Copy every line that contains the string "this" from the entries below.

## ENTRIES PROVIDED

----

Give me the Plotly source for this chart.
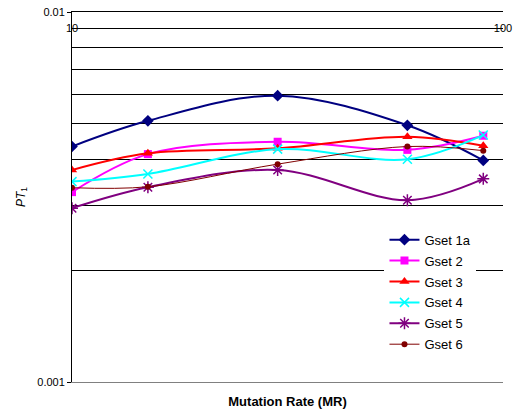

----

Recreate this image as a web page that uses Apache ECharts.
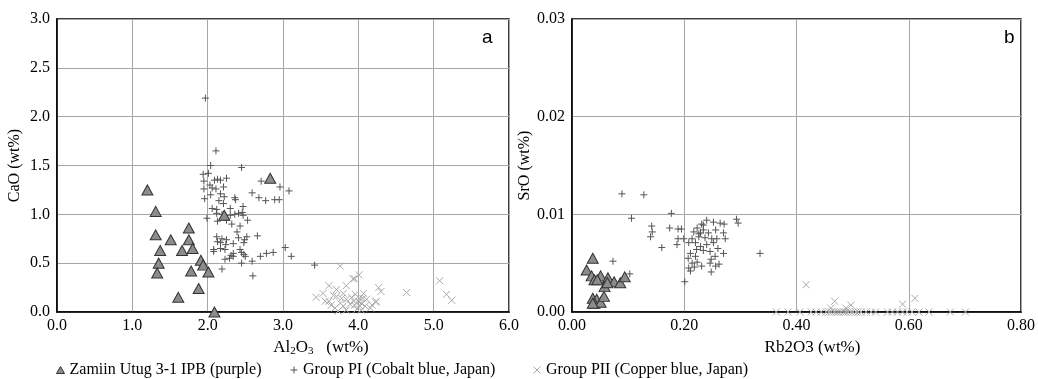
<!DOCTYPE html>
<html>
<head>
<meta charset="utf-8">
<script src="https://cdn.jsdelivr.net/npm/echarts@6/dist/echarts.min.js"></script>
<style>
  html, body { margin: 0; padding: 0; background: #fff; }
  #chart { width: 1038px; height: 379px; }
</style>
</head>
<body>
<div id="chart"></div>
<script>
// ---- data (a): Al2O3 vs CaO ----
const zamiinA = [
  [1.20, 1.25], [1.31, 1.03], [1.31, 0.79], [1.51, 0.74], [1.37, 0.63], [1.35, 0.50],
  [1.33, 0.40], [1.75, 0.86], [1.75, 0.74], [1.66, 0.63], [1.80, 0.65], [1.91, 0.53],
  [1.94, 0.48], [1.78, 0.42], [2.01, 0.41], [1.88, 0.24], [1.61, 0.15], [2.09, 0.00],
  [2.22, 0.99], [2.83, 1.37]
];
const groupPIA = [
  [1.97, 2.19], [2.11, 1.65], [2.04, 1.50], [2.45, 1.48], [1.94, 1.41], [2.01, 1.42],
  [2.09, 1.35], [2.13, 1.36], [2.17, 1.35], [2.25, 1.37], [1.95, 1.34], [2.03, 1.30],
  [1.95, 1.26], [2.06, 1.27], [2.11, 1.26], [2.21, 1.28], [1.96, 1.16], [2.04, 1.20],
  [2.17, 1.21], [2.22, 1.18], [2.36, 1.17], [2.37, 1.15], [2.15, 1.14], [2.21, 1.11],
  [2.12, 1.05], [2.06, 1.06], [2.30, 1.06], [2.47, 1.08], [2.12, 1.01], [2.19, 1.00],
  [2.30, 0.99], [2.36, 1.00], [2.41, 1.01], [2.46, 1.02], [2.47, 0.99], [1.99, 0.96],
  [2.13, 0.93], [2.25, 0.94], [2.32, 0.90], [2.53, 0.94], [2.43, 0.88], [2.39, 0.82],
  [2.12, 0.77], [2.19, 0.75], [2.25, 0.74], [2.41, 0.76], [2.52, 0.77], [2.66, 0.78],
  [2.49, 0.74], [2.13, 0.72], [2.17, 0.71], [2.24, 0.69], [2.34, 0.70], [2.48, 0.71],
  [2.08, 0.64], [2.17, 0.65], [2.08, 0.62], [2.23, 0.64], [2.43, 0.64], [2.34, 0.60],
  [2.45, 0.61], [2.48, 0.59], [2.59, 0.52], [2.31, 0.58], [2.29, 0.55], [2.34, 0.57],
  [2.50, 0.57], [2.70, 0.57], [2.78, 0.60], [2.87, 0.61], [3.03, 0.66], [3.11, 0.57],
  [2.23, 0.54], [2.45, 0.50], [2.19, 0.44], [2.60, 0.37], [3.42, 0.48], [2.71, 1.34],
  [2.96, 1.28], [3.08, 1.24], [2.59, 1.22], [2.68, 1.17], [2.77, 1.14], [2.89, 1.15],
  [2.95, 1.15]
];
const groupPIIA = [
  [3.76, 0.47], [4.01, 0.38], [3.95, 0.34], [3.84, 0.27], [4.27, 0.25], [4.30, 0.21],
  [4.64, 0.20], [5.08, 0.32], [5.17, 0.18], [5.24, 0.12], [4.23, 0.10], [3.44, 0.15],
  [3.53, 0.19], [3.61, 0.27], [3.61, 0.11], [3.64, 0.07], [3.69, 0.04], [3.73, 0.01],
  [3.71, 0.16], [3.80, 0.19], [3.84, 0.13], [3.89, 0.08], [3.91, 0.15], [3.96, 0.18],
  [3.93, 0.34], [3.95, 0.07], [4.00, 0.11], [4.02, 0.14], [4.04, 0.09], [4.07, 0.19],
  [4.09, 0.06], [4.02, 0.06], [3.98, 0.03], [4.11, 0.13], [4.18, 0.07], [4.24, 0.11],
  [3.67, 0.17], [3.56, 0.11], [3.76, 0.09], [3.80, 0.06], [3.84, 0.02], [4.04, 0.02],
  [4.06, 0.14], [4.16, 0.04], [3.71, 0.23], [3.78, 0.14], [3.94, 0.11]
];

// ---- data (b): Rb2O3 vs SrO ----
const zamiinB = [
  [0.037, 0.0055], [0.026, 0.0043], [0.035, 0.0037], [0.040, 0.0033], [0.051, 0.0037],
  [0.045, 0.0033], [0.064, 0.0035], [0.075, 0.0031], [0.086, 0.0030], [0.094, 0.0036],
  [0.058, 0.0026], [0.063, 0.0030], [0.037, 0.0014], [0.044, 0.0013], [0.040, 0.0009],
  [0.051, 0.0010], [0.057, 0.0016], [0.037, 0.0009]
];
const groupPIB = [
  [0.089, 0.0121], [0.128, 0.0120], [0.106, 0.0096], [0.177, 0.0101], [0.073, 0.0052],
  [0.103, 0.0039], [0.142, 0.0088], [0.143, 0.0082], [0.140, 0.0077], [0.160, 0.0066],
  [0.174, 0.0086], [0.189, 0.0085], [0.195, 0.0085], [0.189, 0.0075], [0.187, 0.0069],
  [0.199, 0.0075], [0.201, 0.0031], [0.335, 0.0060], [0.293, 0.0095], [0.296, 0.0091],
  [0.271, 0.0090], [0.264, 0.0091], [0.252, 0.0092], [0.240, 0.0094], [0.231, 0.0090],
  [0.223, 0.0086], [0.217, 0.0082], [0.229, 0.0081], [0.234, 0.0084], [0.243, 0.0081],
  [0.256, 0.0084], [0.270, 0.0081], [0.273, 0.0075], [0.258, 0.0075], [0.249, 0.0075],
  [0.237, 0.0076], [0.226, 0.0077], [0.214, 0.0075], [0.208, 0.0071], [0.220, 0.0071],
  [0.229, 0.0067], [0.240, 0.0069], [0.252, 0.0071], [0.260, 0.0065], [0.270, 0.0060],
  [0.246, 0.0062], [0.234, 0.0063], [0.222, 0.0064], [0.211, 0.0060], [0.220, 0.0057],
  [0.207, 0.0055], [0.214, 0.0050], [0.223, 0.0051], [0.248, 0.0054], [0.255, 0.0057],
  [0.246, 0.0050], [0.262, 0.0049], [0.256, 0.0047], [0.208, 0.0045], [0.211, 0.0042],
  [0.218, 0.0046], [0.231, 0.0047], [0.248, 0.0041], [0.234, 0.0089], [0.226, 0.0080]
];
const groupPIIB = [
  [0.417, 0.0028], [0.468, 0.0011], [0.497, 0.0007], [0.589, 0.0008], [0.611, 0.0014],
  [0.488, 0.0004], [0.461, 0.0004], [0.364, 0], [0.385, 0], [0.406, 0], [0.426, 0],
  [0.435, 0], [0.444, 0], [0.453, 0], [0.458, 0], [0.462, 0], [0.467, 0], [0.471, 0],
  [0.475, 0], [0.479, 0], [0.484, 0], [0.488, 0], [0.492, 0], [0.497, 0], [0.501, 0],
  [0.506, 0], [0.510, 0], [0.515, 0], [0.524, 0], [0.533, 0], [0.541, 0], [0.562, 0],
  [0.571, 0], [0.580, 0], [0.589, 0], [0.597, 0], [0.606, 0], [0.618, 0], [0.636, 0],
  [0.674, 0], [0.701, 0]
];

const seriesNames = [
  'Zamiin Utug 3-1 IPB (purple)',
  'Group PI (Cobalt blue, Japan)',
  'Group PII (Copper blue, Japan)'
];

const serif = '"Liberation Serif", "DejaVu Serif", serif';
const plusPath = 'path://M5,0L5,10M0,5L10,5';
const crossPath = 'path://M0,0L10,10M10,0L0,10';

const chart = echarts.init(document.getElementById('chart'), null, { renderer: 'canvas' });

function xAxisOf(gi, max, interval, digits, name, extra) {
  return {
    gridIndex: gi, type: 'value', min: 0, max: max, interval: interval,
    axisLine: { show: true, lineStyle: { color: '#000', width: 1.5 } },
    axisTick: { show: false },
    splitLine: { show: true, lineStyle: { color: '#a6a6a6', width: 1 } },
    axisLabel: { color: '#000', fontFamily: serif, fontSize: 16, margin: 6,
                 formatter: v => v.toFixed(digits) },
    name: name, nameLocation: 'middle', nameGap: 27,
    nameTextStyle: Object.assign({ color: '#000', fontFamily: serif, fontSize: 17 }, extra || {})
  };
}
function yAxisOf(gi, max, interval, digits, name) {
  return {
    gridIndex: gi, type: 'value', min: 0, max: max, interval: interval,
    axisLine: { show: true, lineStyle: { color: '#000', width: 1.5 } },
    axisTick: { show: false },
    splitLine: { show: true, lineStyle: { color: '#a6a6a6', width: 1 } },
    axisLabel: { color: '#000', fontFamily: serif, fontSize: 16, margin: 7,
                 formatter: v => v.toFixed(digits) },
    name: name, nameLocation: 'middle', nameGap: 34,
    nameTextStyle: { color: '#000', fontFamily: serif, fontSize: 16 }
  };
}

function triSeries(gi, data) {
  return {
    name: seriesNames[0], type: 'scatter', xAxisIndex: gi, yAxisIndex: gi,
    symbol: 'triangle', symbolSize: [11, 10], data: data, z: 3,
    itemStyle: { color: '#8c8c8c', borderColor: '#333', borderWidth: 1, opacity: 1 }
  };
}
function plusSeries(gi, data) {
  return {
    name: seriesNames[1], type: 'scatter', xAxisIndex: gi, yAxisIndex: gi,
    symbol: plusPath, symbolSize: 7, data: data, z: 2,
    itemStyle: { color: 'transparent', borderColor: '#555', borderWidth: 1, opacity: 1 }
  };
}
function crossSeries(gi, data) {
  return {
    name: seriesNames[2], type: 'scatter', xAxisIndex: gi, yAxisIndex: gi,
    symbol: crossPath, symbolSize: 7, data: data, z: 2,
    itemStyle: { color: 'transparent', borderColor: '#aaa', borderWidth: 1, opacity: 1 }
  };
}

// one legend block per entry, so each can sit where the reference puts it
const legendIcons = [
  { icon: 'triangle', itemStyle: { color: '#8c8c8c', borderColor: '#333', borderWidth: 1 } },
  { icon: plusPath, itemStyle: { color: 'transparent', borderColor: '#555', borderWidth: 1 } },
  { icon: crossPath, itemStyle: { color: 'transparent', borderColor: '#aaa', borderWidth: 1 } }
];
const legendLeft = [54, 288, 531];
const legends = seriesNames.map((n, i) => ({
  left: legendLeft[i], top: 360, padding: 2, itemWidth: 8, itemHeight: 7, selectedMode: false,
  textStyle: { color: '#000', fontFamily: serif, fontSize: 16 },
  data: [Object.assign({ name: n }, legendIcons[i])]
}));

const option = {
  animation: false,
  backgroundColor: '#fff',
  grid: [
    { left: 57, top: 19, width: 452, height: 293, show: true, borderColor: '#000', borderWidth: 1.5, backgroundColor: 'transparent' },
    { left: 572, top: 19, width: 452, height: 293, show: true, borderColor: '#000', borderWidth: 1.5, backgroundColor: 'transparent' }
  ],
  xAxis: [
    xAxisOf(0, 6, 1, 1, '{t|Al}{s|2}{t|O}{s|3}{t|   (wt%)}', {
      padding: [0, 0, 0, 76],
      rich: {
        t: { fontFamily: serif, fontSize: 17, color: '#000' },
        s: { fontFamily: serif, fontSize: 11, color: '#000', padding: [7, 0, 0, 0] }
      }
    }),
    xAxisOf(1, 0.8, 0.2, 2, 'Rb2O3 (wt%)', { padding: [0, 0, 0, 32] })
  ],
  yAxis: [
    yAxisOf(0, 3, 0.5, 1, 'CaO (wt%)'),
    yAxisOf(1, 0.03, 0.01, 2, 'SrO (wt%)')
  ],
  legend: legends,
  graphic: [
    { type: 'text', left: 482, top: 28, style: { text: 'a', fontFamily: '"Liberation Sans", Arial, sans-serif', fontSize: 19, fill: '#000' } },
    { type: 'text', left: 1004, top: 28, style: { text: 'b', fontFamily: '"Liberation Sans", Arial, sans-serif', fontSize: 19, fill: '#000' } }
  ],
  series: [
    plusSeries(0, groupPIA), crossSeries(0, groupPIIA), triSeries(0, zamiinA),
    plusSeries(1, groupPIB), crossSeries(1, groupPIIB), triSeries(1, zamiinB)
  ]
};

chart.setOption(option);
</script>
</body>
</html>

----

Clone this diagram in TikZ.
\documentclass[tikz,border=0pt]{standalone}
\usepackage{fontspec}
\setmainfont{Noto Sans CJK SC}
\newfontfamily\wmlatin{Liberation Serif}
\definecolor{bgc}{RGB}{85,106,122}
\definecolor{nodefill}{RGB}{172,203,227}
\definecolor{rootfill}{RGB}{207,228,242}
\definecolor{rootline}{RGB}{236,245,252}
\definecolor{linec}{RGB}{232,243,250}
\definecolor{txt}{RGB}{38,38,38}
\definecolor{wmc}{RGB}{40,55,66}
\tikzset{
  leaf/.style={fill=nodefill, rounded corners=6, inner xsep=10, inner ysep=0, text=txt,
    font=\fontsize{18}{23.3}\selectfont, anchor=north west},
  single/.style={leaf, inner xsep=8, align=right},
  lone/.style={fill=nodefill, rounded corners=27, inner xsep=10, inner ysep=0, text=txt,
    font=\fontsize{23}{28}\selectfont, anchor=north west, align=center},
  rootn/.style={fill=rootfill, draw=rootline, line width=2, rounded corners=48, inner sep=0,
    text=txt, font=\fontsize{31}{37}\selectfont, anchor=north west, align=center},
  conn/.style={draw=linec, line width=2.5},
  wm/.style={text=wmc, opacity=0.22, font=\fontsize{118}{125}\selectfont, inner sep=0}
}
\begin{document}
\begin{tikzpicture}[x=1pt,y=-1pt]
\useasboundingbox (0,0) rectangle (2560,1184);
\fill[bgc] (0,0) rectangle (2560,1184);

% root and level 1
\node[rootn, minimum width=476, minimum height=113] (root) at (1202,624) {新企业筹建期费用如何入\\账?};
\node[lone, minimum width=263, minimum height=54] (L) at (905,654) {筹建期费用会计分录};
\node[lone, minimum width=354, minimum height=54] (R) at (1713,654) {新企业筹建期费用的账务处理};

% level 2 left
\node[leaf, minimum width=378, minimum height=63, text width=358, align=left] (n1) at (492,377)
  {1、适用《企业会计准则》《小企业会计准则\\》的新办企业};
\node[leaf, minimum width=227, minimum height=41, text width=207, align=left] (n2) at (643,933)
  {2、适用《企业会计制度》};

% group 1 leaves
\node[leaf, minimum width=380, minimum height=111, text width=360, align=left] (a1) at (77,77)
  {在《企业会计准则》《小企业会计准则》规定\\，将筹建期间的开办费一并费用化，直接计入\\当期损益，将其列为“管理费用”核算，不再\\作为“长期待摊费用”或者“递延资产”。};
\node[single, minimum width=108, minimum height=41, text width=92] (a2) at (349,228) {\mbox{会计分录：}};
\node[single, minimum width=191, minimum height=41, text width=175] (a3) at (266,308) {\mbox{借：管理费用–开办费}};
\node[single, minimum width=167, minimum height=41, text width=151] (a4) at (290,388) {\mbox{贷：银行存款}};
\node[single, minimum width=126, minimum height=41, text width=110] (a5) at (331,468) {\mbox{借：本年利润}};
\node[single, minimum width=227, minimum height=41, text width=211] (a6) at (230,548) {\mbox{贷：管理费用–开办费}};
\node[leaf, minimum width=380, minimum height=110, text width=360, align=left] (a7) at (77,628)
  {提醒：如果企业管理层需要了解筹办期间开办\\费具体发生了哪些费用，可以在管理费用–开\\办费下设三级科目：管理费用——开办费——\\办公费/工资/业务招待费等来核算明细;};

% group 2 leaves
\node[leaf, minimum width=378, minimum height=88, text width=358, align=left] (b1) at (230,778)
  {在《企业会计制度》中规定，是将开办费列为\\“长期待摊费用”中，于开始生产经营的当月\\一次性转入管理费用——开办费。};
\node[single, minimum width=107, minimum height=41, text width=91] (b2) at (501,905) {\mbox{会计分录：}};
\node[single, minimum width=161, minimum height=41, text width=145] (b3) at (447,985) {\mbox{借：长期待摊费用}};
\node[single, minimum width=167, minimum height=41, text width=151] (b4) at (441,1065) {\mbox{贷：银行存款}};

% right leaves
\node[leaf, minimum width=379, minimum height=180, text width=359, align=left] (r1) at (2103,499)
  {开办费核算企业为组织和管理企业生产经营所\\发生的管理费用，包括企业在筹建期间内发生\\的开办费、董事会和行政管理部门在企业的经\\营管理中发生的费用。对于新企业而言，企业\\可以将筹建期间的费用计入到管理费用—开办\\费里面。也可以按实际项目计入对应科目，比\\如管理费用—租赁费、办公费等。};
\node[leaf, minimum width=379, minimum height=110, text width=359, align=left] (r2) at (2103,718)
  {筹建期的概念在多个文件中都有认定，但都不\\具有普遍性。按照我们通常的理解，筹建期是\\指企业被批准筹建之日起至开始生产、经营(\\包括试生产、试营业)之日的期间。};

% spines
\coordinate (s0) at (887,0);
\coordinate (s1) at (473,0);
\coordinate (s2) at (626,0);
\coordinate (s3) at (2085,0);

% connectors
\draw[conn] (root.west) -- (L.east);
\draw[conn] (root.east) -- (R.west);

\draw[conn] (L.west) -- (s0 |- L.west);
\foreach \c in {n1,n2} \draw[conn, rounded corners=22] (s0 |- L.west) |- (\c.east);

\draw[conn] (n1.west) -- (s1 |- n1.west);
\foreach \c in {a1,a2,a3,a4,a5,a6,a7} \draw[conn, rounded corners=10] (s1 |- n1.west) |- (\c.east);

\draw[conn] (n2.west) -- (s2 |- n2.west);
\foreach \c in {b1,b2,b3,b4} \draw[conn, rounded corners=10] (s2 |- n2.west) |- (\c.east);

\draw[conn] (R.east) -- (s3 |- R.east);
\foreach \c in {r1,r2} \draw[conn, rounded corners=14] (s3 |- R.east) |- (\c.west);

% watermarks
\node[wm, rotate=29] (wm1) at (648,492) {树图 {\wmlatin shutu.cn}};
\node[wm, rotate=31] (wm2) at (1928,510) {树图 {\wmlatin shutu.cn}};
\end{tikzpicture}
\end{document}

----

## REPLY TO THE TASK
Give me the Plotly source for this chart.
Recreate this image as a web page that uses Apache ECharts.
Clone this diagram in TikZ.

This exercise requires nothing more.